Strike4 said:
What's the view of Lenovo's non-Thinkpad computers for business use? I'm in the market for a new business laptop, and I am probably going to need the number pad and larger display of a 15" screen (Thinkpad doesn't come with either). My business is non-profit - lots of Quickbooks, mapping software, mail merges, etc.
The low end Thinkpad E540 line can be had with i3,i5 or i7 cpus, the screens are all 15.6 with either 1366x768 or better 1920x1080 resolution, the keyboard does include a full numeric keyboard, and better yet, besides a normal HD it has an M.2 2242 connector that can take a mini-SSD (similar to mSATA but an even smaller formfactor), which can be had in 128, 256 Gb and even larger sizes. Add one of those as your boot drive and you not only have a superfast laptop but you can inherently backup to the mechanical HD.
Available tech specs here
http://shop.lenovo.com/us/en/laptops/thinkpad/e-series/e540/#techspecs
as to other Lenovos, let me repeat what I just posted in the Tech Bargain thread concerning Ideapads, note other cheaper Lenovos like the 700 series use a trackpad with real mechanical switches:
Lenovo laptop caveat
ATM the Lenovo Outlet has been very quiet, only single laptops at OK but not great prices.

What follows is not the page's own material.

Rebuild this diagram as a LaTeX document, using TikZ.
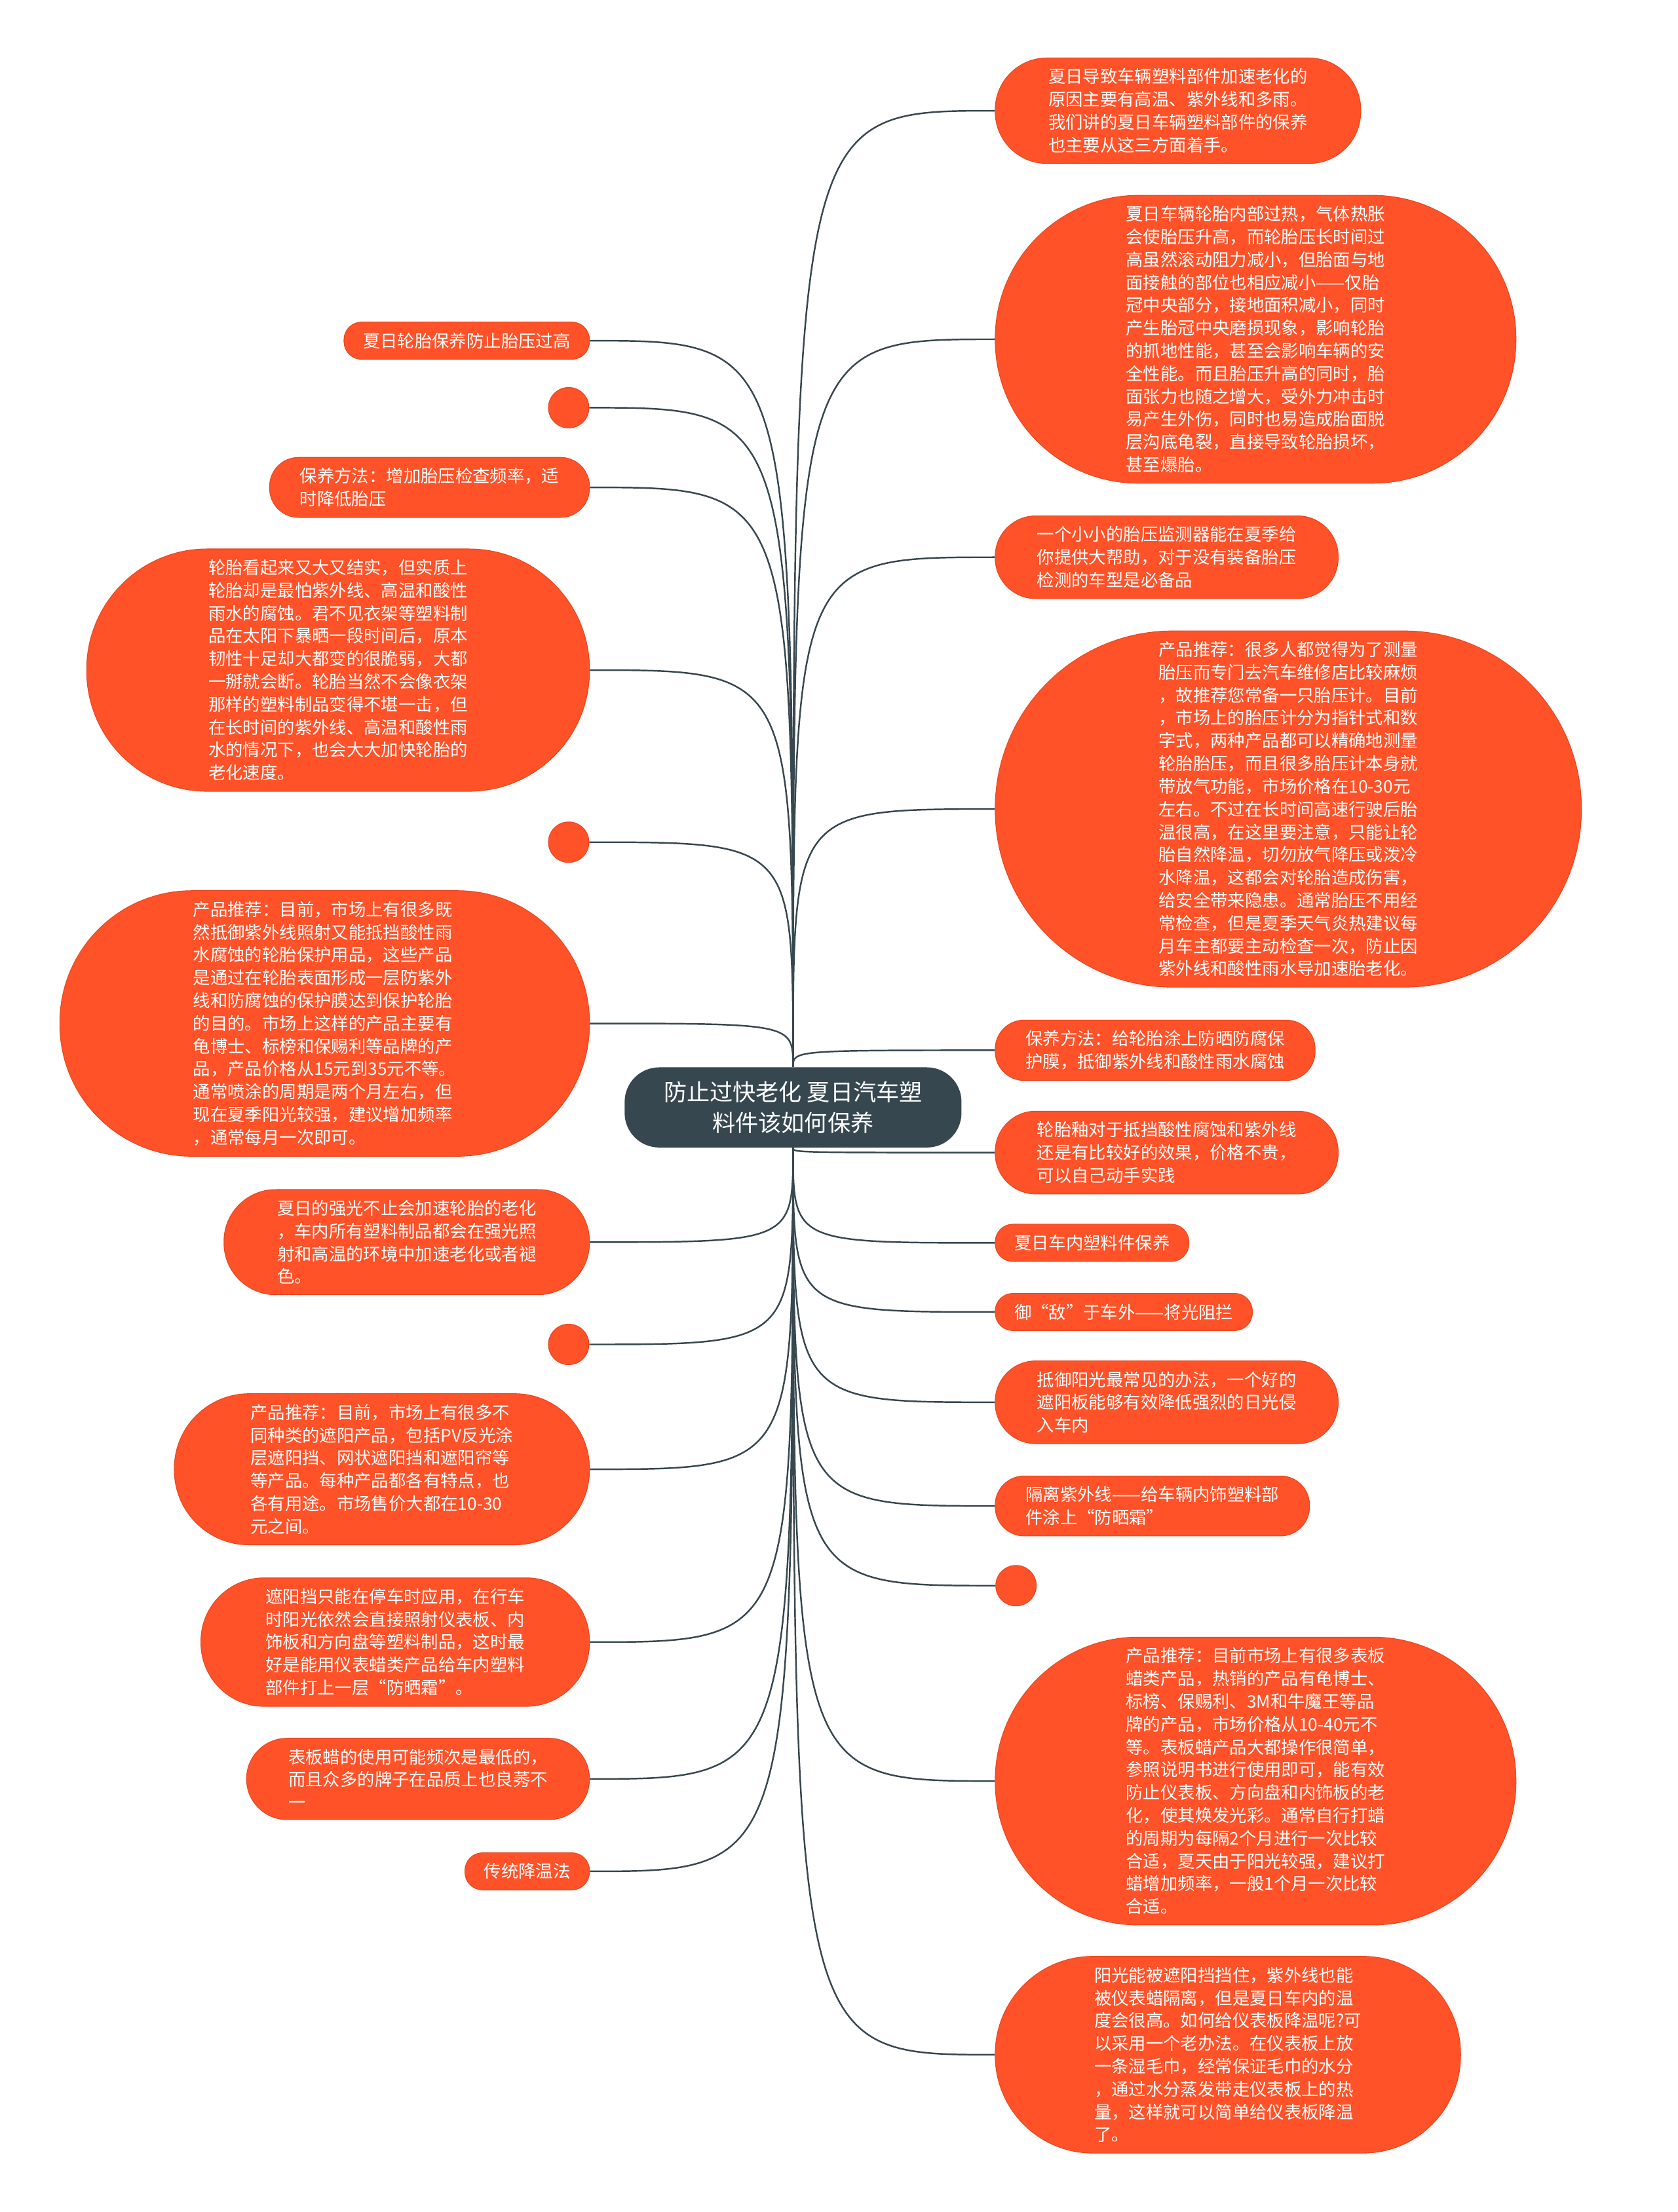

2 people I know, however, both found decent deals on "Z" series Ideapads and both reported the same 2 issues: One fixable, the other not.
Both laptops had i5 cpu, 8 Gig of ram and large hard drives, and were complete slugs. Fresh installs of Win 8.1 on each. At a minimum the following needed to be done to make them perform as expected.
First added Classic Shell (of course), then turned off Indexing on all drives, completely remove the McAffee trialware crap and added protection that doesn't make it run like it's in molasses, finally reset the pagefile to a fixed size (generally 100 to 150% of real ram is preferred). Now the machines responded as expected.
Now the problem you can't fix: Z Ideapads use a trackpad with 'virtual buttons' in the lower portion. These are poorly defined in relation to the rest of the pad, the result is erratic response, inadvertent presses and an overall twitchyness that is driving users bonkers. Add to this that there is no scroll area on this pad and overall navigation is hyper annoying. Users have looked for a fix from Synaptics (who make most trackpads in everyone's laptops) and they have replied that the design and features of this pad are baked into the firmware and Lenovo is responsible: no change in drivers or fiddling with the settings can improve this at all.
All of this just reinforces my predilection for Thinkpads which always offer the trackpoint option for navigation. Both my acquaintances intend to mostly use their Ideapads at home and are content to add mouse or trackball to solve the issue. You definitely want to sample an Ideapad of this sort before buying one of these.